Directions for this task: Reproduce the material that follows, please, but only from its first line to the line containing "ax.set_facecolor(bg)", inclusive.
[START Source material]
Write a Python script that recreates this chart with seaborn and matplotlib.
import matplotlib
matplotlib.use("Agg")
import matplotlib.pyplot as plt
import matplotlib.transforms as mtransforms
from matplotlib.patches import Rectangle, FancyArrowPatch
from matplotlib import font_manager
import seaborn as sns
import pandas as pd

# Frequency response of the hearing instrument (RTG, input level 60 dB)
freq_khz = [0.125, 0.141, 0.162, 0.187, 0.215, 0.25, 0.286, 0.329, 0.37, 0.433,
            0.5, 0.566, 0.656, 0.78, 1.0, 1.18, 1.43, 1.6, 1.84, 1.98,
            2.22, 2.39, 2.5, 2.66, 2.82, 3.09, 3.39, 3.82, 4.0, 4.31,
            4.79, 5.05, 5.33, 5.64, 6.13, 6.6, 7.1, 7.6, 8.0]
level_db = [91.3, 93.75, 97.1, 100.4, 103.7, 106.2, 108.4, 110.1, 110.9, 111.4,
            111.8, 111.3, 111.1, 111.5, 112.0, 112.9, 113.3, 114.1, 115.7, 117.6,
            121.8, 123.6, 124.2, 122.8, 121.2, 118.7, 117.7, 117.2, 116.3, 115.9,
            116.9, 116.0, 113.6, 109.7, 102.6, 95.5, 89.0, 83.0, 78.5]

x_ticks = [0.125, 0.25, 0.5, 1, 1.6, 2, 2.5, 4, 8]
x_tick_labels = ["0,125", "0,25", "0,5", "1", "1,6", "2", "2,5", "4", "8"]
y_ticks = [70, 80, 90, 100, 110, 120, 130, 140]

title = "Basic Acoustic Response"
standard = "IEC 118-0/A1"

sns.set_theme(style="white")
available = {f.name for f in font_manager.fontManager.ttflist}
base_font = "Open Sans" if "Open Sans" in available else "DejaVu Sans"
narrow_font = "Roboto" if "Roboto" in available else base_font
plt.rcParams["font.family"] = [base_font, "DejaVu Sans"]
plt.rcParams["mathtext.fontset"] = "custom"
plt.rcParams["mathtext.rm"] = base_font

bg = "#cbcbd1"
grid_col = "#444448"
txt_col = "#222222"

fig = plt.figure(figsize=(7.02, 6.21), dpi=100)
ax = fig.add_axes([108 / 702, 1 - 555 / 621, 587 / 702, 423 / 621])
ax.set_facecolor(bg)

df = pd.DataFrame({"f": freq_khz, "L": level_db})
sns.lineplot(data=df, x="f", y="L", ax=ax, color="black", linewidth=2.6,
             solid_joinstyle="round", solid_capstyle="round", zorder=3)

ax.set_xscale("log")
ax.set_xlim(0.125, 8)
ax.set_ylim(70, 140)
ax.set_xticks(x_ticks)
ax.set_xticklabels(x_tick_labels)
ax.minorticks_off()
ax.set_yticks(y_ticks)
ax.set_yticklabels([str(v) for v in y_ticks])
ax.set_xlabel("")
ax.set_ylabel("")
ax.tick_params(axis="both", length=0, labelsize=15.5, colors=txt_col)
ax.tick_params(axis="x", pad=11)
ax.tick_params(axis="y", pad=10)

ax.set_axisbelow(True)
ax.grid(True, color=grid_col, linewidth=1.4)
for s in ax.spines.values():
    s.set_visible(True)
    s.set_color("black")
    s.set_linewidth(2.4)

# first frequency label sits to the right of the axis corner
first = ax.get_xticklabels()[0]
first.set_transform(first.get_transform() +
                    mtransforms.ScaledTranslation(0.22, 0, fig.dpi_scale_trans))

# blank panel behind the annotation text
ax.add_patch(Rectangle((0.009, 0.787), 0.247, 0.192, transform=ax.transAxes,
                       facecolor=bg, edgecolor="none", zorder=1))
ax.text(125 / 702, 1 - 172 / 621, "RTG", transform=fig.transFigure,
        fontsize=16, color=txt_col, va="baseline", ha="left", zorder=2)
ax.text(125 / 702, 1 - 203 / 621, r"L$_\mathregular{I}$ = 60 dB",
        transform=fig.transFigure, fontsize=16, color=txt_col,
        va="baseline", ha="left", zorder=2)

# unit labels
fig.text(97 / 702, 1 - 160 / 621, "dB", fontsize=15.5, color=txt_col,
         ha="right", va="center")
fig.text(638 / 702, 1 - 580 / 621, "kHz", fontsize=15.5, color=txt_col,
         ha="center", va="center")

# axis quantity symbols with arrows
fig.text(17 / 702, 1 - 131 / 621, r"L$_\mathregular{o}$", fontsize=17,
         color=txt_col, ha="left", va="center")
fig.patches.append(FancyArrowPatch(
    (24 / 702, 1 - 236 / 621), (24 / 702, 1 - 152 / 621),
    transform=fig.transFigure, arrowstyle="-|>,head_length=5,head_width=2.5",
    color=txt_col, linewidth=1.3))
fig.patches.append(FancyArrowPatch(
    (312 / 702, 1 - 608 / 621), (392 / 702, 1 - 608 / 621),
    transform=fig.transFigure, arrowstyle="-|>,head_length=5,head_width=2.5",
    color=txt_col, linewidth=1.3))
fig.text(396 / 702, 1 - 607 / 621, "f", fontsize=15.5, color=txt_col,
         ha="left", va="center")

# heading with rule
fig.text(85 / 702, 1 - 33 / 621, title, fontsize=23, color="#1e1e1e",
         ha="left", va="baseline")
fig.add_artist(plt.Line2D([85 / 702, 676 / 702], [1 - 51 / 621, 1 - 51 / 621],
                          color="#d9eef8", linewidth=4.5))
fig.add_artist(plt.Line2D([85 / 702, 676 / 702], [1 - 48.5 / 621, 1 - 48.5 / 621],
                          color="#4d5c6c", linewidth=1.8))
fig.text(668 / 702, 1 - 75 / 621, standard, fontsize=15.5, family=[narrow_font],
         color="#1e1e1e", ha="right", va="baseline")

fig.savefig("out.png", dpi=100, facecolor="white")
[END Source material]
Completed task:
Write a Python script that recreates this chart with seaborn and matplotlib.
import matplotlib
matplotlib.use("Agg")
import matplotlib.pyplot as plt
import matplotlib.transforms as mtransforms
from matplotlib.patches import Rectangle, FancyArrowPatch
from matplotlib import font_manager
import seaborn as sns
import pandas as pd

# Frequency response of the hearing instrument (RTG, input level 60 dB)
freq_khz = [0.125, 0.141, 0.162, 0.187, 0.215, 0.25, 0.286, 0.329, 0.37, 0.433,
            0.5, 0.566, 0.656, 0.78, 1.0, 1.18, 1.43, 1.6, 1.84, 1.98,
            2.22, 2.39, 2.5, 2.66, 2.82, 3.09, 3.39, 3.82, 4.0, 4.31,
            4.79, 5.05, 5.33, 5.64, 6.13, 6.6, 7.1, 7.6, 8.0]
level_db = [91.3, 93.75, 97.1, 100.4, 103.7, 106.2, 108.4, 110.1, 110.9, 111.4,
            111.8, 111.3, 111.1, 111.5, 112.0, 112.9, 113.3, 114.1, 115.7, 117.6,
            121.8, 123.6, 124.2, 122.8, 121.2, 118.7, 117.7, 117.2, 116.3, 115.9,
            116.9, 116.0, 113.6, 109.7, 102.6, 95.5, 89.0, 83.0, 78.5]

x_ticks = [0.125, 0.25, 0.5, 1, 1.6, 2, 2.5, 4, 8]
x_tick_labels = ["0,125", "0,25", "0,5", "1", "1,6", "2", "2,5", "4", "8"]
y_ticks = [70, 80, 90, 100, 110, 120, 130, 140]

title = "Basic Acoustic Response"
standard = "IEC 118-0/A1"

sns.set_theme(style="white")
available = {f.name for f in font_manager.fontManager.ttflist}
base_font = "Open Sans" if "Open Sans" in available else "DejaVu Sans"
narrow_font = "Roboto" if "Roboto" in available else base_font
plt.rcParams["font.family"] = [base_font, "DejaVu Sans"]
plt.rcParams["mathtext.fontset"] = "custom"
plt.rcParams["mathtext.rm"] = base_font

bg = "#cbcbd1"
grid_col = "#444448"
txt_col = "#222222"

fig = plt.figure(figsize=(7.02, 6.21), dpi=100)
ax = fig.add_axes([108 / 702, 1 - 555 / 621, 587 / 702, 423 / 621])
ax.set_facecolor(bg)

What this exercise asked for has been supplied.